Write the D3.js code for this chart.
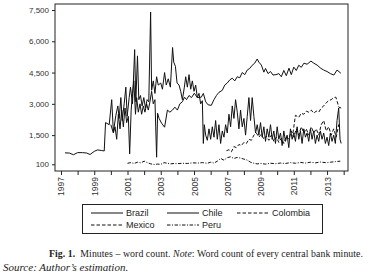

++++++

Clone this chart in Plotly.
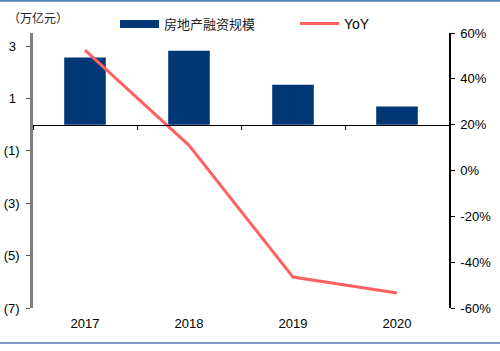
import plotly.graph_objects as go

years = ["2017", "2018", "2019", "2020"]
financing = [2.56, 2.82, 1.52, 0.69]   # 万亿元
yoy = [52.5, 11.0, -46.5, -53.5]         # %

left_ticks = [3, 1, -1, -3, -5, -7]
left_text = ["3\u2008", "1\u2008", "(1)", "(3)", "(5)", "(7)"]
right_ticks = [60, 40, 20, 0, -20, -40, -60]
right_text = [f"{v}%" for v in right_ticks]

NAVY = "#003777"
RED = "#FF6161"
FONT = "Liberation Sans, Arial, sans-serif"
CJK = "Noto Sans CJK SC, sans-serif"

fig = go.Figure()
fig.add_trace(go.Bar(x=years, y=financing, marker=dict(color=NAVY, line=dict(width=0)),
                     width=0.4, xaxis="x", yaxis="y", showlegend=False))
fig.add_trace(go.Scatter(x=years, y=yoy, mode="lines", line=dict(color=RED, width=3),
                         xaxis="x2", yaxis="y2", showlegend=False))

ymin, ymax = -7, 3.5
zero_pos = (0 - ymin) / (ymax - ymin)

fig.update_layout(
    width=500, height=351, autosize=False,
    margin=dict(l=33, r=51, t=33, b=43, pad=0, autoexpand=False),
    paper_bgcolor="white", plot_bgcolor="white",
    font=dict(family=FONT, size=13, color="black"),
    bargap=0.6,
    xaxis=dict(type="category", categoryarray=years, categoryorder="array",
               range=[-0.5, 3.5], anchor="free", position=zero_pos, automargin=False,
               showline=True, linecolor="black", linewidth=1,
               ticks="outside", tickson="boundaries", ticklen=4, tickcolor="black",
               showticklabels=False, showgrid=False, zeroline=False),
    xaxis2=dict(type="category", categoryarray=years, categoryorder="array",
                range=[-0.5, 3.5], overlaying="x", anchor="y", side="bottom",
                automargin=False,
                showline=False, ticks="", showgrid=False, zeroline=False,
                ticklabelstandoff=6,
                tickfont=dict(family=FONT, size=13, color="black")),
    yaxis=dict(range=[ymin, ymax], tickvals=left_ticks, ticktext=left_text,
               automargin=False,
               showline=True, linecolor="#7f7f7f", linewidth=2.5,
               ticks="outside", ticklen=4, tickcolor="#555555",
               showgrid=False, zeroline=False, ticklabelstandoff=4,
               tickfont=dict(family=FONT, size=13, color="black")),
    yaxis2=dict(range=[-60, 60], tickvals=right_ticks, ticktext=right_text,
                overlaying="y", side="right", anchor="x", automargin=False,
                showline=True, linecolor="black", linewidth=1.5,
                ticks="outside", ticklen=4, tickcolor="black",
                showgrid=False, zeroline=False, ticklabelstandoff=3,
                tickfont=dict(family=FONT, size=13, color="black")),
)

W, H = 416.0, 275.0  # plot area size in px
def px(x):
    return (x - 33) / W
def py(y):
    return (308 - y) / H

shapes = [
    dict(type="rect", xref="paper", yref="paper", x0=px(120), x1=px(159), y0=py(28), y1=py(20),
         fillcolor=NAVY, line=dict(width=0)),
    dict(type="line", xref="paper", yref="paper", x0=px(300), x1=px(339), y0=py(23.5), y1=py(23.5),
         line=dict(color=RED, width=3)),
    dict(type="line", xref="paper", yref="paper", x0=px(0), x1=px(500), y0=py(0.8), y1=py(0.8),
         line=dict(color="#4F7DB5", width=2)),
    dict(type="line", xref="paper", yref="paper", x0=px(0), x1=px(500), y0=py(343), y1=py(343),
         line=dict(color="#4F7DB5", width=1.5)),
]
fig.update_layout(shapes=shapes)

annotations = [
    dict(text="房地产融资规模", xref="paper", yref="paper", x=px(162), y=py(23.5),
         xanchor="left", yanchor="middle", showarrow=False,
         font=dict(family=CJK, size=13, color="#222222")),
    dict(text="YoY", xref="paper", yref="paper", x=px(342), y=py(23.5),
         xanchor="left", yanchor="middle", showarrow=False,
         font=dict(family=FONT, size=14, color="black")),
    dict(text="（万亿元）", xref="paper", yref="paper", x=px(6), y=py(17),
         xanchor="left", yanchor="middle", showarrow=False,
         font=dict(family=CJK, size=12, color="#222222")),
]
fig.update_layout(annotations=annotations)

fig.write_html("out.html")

++++++

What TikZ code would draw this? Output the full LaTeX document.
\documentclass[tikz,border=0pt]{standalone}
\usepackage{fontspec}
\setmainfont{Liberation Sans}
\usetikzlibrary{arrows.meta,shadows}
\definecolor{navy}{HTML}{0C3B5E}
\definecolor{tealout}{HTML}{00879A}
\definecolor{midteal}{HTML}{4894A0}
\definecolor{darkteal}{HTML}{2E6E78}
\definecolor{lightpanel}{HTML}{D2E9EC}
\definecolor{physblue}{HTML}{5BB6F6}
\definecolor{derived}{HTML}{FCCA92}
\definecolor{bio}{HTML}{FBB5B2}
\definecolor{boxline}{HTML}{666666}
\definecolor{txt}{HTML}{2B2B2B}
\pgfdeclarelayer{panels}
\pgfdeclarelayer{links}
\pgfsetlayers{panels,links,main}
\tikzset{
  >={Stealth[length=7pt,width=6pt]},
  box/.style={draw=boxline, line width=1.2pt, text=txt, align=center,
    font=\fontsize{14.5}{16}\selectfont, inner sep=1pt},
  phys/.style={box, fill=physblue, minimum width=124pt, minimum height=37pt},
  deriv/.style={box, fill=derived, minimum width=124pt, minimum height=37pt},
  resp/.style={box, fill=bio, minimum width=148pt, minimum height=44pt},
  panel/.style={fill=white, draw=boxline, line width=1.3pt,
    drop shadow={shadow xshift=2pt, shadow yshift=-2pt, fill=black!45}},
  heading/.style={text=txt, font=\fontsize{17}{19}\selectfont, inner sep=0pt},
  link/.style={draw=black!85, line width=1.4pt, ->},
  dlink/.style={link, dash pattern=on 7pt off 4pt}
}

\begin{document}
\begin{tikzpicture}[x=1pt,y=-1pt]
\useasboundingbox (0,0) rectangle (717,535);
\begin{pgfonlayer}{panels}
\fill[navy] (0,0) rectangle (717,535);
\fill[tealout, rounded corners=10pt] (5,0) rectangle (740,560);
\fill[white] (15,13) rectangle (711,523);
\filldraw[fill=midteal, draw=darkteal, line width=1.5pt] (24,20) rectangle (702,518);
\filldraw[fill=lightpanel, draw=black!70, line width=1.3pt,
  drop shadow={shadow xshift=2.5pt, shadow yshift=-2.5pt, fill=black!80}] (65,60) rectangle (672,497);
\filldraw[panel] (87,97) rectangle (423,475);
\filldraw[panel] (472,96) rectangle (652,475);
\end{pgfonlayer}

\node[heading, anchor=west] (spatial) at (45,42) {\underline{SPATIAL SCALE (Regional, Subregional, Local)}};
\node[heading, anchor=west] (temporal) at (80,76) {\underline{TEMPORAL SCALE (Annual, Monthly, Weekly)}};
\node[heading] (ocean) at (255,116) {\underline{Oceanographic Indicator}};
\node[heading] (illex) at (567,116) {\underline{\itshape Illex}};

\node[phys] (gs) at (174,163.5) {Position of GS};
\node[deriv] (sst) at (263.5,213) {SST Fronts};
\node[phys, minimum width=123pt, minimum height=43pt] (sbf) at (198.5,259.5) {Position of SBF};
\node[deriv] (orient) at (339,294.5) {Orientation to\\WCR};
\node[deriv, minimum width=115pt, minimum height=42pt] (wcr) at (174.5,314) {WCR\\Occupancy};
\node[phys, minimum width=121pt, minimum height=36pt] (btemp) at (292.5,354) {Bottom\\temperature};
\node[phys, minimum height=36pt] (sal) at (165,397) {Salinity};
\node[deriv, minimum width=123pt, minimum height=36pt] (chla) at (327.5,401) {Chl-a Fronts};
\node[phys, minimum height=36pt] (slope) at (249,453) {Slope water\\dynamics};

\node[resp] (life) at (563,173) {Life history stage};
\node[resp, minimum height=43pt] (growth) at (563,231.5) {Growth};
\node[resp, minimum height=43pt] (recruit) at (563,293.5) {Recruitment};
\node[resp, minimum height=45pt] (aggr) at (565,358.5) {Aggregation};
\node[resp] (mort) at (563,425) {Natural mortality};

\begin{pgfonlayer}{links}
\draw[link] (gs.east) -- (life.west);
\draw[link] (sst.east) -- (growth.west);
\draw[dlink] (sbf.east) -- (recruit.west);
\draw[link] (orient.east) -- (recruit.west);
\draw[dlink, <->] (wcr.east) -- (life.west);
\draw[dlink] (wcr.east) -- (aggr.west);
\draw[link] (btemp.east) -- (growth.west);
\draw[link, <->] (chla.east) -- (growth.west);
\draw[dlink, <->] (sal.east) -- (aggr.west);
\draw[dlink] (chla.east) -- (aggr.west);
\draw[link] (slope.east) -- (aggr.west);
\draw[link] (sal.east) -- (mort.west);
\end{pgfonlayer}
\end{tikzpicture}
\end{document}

++++++

*What to work on*. The lines to print start at the line containing "Clone this chart in Plotly." and end at the line containing "zero_pos = (0 - ymin) / (ymax - ymin)"; print them exactly, both ends included, and leave out every picture.

*Full solution*.
Clone this chart in Plotly.
import plotly.graph_objects as go

years = ["2017", "2018", "2019", "2020"]
financing = [2.56, 2.82, 1.52, 0.69]   # 万亿元
yoy = [52.5, 11.0, -46.5, -53.5]         # %

left_ticks = [3, 1, -1, -3, -5, -7]
left_text = ["3\u2008", "1\u2008", "(1)", "(3)", "(5)", "(7)"]
right_ticks = [60, 40, 20, 0, -20, -40, -60]
right_text = [f"{v}%" for v in right_ticks]

NAVY = "#003777"
RED = "#FF6161"
FONT = "Liberation Sans, Arial, sans-serif"
CJK = "Noto Sans CJK SC, sans-serif"

fig = go.Figure()
fig.add_trace(go.Bar(x=years, y=financing, marker=dict(color=NAVY, line=dict(width=0)),
                     width=0.4, xaxis="x", yaxis="y", showlegend=False))
fig.add_trace(go.Scatter(x=years, y=yoy, mode="lines", line=dict(color=RED, width=3),
                         xaxis="x2", yaxis="y2", showlegend=False))

ymin, ymax = -7, 3.5
zero_pos = (0 - ymin) / (ymax - ymin)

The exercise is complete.